AIM: Your answer should be only a number: how many lines include the word "this".

### EXERCISE MATERIALS ###

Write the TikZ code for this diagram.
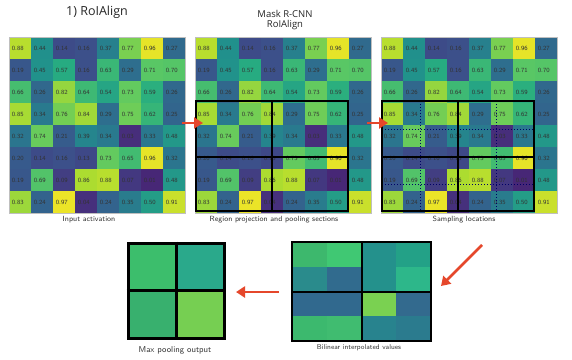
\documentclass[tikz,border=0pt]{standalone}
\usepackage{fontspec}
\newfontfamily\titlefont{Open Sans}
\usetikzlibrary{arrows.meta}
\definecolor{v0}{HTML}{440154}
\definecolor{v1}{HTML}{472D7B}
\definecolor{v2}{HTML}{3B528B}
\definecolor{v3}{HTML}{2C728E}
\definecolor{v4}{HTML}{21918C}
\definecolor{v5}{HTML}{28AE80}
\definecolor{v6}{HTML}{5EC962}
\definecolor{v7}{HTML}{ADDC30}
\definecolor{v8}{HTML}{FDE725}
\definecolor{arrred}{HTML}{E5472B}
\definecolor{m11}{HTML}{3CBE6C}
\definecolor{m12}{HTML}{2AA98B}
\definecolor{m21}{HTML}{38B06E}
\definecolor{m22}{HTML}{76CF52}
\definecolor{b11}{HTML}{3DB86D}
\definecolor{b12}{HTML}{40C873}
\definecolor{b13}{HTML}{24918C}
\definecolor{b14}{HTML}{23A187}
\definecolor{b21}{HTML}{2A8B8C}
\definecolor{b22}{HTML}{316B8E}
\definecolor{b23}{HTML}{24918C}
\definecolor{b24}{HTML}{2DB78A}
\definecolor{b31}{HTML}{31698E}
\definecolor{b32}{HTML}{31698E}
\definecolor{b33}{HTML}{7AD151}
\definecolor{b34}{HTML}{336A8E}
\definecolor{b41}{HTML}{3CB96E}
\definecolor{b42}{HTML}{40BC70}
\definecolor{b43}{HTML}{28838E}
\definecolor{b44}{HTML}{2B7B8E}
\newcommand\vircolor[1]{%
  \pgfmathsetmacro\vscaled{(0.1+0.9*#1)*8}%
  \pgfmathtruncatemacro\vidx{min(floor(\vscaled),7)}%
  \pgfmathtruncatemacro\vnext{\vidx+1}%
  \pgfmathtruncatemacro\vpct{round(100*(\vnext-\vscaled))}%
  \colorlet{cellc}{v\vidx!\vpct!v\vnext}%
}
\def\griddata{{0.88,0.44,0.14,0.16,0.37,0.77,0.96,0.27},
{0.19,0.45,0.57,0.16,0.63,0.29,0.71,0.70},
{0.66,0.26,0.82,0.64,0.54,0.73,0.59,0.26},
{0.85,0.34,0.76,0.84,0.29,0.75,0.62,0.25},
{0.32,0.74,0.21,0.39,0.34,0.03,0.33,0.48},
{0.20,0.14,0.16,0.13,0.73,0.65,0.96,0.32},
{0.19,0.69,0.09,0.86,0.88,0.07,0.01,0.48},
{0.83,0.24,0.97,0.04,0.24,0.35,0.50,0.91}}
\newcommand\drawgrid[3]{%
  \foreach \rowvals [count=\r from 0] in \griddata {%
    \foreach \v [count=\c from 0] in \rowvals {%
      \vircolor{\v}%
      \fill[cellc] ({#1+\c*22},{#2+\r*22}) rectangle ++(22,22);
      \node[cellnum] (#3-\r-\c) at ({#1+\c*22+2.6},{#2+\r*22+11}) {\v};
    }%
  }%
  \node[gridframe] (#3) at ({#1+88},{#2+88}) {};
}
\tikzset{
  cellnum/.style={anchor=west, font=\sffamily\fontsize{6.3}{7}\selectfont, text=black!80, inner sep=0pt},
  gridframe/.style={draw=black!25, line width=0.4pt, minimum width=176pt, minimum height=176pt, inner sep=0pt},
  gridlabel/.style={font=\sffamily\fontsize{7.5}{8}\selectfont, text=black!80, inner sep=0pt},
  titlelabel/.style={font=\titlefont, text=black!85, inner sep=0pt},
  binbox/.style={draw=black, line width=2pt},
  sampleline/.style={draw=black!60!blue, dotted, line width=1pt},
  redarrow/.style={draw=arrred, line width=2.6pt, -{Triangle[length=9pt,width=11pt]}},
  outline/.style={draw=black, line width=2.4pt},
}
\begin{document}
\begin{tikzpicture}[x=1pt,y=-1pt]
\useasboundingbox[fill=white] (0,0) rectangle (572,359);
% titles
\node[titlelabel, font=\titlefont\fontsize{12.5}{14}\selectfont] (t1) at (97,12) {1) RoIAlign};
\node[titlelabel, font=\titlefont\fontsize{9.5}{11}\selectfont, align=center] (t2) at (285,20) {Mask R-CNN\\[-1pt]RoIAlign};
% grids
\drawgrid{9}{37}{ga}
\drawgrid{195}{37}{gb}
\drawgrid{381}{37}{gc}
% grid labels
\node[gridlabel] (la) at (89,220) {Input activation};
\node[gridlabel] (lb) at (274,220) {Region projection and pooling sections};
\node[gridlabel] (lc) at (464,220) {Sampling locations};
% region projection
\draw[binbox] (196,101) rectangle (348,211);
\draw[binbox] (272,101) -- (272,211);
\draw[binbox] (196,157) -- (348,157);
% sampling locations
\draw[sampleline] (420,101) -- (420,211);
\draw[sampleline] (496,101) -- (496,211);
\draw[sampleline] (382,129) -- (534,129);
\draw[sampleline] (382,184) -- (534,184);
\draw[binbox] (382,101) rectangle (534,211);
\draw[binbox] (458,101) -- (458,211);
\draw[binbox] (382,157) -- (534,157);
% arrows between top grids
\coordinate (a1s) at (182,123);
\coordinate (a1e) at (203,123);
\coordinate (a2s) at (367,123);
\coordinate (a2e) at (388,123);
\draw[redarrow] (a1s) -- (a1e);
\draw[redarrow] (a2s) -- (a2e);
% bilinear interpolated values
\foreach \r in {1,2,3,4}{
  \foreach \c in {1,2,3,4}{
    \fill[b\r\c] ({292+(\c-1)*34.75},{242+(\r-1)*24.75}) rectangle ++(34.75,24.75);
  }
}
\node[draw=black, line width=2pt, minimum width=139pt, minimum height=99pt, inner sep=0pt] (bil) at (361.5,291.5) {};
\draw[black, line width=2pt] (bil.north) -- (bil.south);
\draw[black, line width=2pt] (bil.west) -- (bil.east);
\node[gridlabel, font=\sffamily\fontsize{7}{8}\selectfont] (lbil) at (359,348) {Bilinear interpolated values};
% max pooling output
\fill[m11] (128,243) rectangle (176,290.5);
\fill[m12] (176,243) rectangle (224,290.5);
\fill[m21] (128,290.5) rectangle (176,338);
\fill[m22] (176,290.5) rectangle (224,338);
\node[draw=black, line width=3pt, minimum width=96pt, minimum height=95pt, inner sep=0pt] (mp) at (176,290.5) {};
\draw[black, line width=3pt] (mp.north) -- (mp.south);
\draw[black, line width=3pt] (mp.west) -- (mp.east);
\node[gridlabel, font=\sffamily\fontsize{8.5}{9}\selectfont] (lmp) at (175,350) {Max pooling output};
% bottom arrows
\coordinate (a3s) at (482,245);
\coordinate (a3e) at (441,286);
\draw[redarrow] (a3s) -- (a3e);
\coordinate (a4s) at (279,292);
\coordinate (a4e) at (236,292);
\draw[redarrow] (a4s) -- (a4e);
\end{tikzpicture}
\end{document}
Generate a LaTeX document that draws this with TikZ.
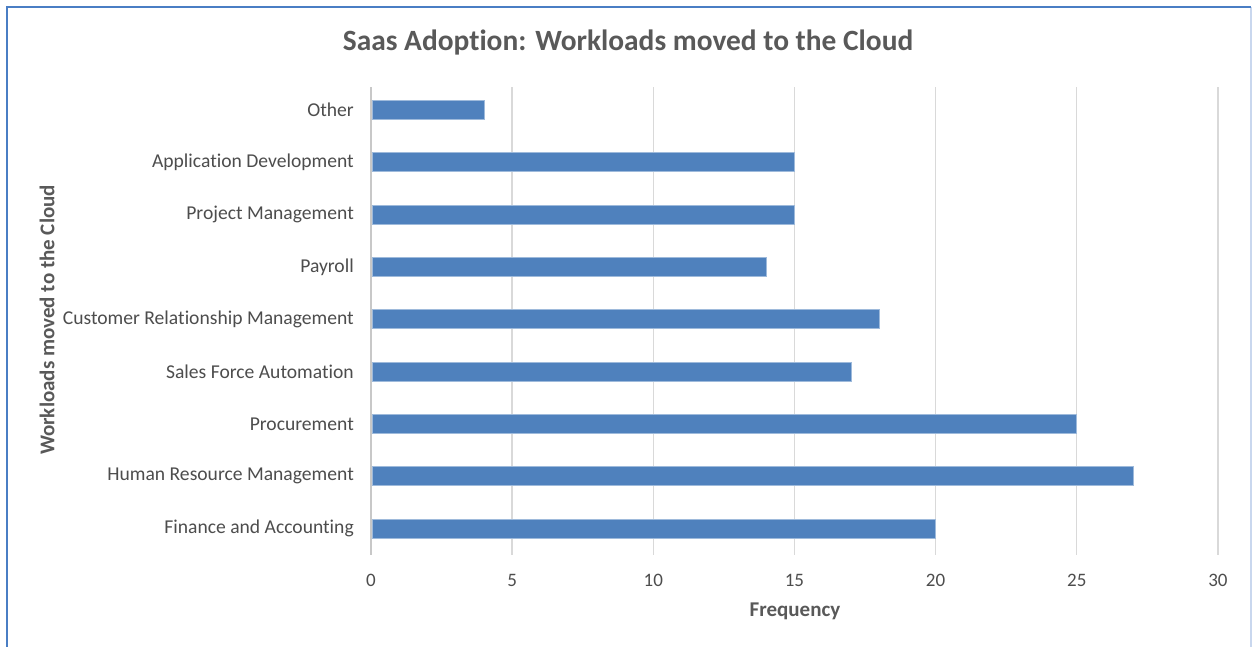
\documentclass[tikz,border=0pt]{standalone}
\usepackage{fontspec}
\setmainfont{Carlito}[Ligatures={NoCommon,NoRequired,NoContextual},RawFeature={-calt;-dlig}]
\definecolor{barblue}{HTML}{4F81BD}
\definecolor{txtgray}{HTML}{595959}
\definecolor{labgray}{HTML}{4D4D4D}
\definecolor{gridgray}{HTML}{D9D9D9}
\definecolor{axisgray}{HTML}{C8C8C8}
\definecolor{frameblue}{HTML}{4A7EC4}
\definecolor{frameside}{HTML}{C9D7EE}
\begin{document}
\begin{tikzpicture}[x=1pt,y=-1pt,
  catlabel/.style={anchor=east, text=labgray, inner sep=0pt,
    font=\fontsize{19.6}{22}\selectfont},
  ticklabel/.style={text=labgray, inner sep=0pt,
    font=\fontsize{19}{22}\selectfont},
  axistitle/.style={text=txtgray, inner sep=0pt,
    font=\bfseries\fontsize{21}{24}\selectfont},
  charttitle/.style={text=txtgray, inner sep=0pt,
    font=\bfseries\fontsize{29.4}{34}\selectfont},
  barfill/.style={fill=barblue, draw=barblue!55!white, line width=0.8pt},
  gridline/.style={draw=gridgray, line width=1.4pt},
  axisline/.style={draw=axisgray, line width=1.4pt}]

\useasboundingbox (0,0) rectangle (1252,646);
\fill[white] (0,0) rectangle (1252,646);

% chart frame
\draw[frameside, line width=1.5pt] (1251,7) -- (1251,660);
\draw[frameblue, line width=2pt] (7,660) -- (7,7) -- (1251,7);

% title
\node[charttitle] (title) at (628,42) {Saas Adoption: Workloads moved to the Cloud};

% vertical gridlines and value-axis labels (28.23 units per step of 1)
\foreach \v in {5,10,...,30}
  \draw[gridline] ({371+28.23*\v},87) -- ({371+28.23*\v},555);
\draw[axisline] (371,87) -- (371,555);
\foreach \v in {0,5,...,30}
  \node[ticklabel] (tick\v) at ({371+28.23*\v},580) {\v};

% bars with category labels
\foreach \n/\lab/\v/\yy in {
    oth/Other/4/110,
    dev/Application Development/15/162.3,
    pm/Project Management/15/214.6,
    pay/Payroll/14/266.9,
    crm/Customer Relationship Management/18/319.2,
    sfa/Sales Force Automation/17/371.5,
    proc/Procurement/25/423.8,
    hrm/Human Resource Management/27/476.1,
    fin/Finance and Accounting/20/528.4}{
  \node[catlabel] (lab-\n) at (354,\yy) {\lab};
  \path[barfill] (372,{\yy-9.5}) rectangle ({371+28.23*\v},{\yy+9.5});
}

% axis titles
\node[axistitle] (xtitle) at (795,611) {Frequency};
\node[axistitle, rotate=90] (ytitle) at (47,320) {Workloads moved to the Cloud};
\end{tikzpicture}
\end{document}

###

FULL OUTPUT: 2